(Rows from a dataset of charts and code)

.....

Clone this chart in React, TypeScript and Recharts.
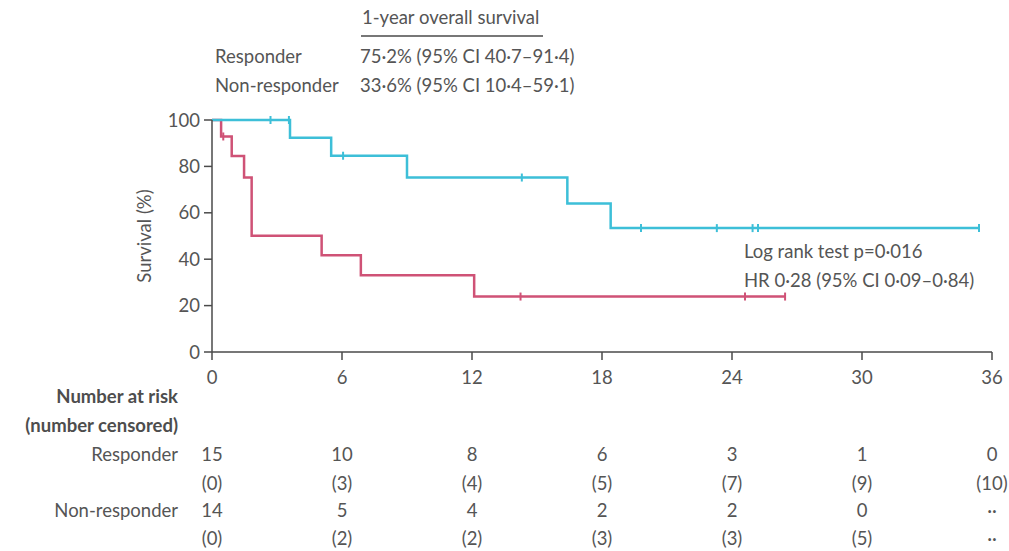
import React from "react";
import { ComposedChart, Line, Scatter, XAxis, YAxis } from "recharts";

const xTicks = [0, 6, 12, 18, 24, 30, 36];
const yTicks = [0, 20, 40, 60, 80, 100];

const responderKM = [
  { t: 0, s: 100 }, { t: 3.6, s: 92.3 }, { t: 5.5, s: 84.6 }, { t: 9.0, s: 75.2 },
  { t: 16.4, s: 64.0 }, { t: 18.4, s: 53.4 }, { t: 35.4, s: 53.4 },
];
const responderCensored = [
  { t: 2.7, s: 100 }, { t: 3.55, s: 100 }, { t: 6.05, s: 84.6 }, { t: 14.3, s: 75.2 },
  { t: 19.8, s: 53.4 }, { t: 23.3, s: 53.4 }, { t: 24.95, s: 53.4 }, { t: 25.2, s: 53.4 },
  { t: 35.4, s: 53.4 },
];
const nonResponderKM = [
  { t: 0, s: 100 }, { t: 0.42, s: 92.9 }, { t: 0.91, s: 84.5 }, { t: 1.48, s: 75.2 },
  { t: 1.83, s: 50.1 }, { t: 5.06, s: 41.7 }, { t: 6.87, s: 33.1 }, { t: 12.1, s: 23.9 },
  { t: 26.45, s: 23.9 },
];
const nonResponderCensored = [
  { t: 0.52, s: 92.9 }, { t: 14.24, s: 23.9 }, { t: 24.6, s: 23.9 }, { t: 26.45, s: 23.9 },
];

const responderAtRisk = ["15", "10", "8", "6", "3", "1", "0"];
const responderCens = ["(0)", "(3)", "(4)", "(5)", "(7)", "(9)", "(10)"];
const nonResponderAtRisk = ["14", "5", "4", "2", "2", "0", "··"];
const nonResponderCens = ["(0)", "(2)", "(2)", "(3)", "(3)", "(5)", "··"];

const CYAN = "#3dbfd8";
const RED = "#cf5276";
const TXT = "#555555";
const AXIS = "#4a4a4a";
const FONT = "Lato, 'Open Sans', sans-serif";
const FS = 18.5;

const censorShape = (color: string) => (props: any) => (
  <line x1={props.cx} x2={props.cx} y1={props.cy - 4} y2={props.cy + 4} stroke={color} strokeWidth={2} />
);

const XTickWithRisk = (p: any) => {
  const v = p.payload?.value;
  const i = xTicks.indexOf(v);
  const base = { x: p.x, textAnchor: "middle" as const, fill: TXT, fontSize: FS, fontFamily: FONT };
  return (
    <g>
      <text {...base} y={384}>{v}</text>
      <text {...base} y={461}>{responderAtRisk[i]}</text>
      <text {...base} y={490}>{responderCens[i]}</text>
      <text {...base} y={517}>{nonResponderAtRisk[i]}</text>
      <text {...base} y={545}>{nonResponderCens[i]}</text>
    </g>
  );
};

export default function App() {
  const tickStyle = { fill: TXT, fontSize: FS, fontFamily: FONT };
  return (
    <div style={{ position: "absolute", left: 0, top: 0, width: 1009, height: 551, background: "#fff" }}>
      <ComposedChart
        width={1009}
        height={551}
        margin={{ top: 120, right: 17, bottom: 0, left: 120 }}
      >
        <XAxis
          xAxisId="main"
          dataKey="t"
          type="number"
          domain={[0, 36]}
          ticks={xTicks}
          stroke={AXIS}
          strokeWidth={1.5}
          tick={XTickWithRisk}
          tickSize={8}
          tickMargin={4}
          height={199}
        />
        <YAxis
          yAxisId="main"
          type="number"
          domain={[0, 100]}
          ticks={yTicks}
          stroke={AXIS}
          strokeWidth={1.5}
          tick={tickStyle}
          tickSize={8}
          tickMargin={4}
          width={92}
          label={{ value: "Survival (%)", angle: -90, position: "insideLeft", offset: 24, style: { fill: TXT, fontSize: FS, fontFamily: FONT, textAnchor: "middle" } }}
        />
        <Line xAxisId="main" yAxisId="main" data={nonResponderKM} dataKey="s" type="stepAfter" stroke={RED} strokeWidth={2.5} dot={false} isAnimationActive={false} />
        <Line xAxisId="main" yAxisId="main" data={responderKM} dataKey="s" type="stepAfter" stroke={CYAN} strokeWidth={2.5} dot={false} isAnimationActive={false} />
        <Scatter xAxisId="main" yAxisId="main" data={nonResponderCensored} dataKey="s" shape={censorShape(RED)} isAnimationActive={false} />
        <Scatter xAxisId="main" yAxisId="main" data={responderCensored} dataKey="s" shape={censorShape(CYAN)} isAnimationActive={false} />
      </ComposedChart>
      <svg width={1009} height={551} style={{ position: "absolute", left: 0, top: 0, pointerEvents: "none" }}>
        <g fontFamily={FONT} fontSize={FS} fill={TXT}>
          <text x={362} y={24}>1-year overall survival</text>
          <line x1={361} x2={543} y1={36} y2={36} stroke={AXIS} strokeWidth={1.5} />
          <text x={215} y={63}>Responder</text>
          <text x={360} y={63}>75·2% (95% CI 40·7–91·4)</text>
          <text x={215} y={92}>Non-responder</text>
          <text x={360} y={92}>33·6% (95% CI 10·4–59·1)</text>
          <text x={744} y={258}>Log rank test p=0·016</text>
          <text x={744} y={287}>HR 0·28 (95% CI 0·09–0·84)</text>
          <text x={178} y={403} textAnchor="end" fontWeight={700} fill="#4d4d4d">Number at risk</text>
          <text x={178} y={432} textAnchor="end" fontWeight={700} fill="#4d4d4d">(number censored)</text>
          <text x={178} y={461} textAnchor="end">Responder</text>
          <text x={178} y={517} textAnchor="end">Non-responder</text>
        </g>
      </svg>
    </div>
  );
}
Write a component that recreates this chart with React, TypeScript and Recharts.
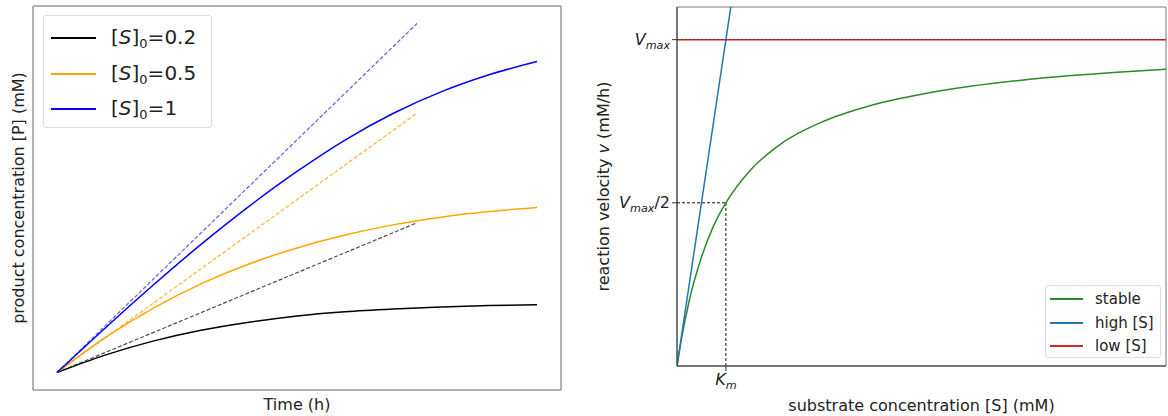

.....

[Prompt]
Scan the lines above for "TypeScript", then copy every one that has it.

[Written solution]
Clone this chart in React, TypeScript and Recharts.
Write a component that recreates this chart with React, TypeScript and Recharts.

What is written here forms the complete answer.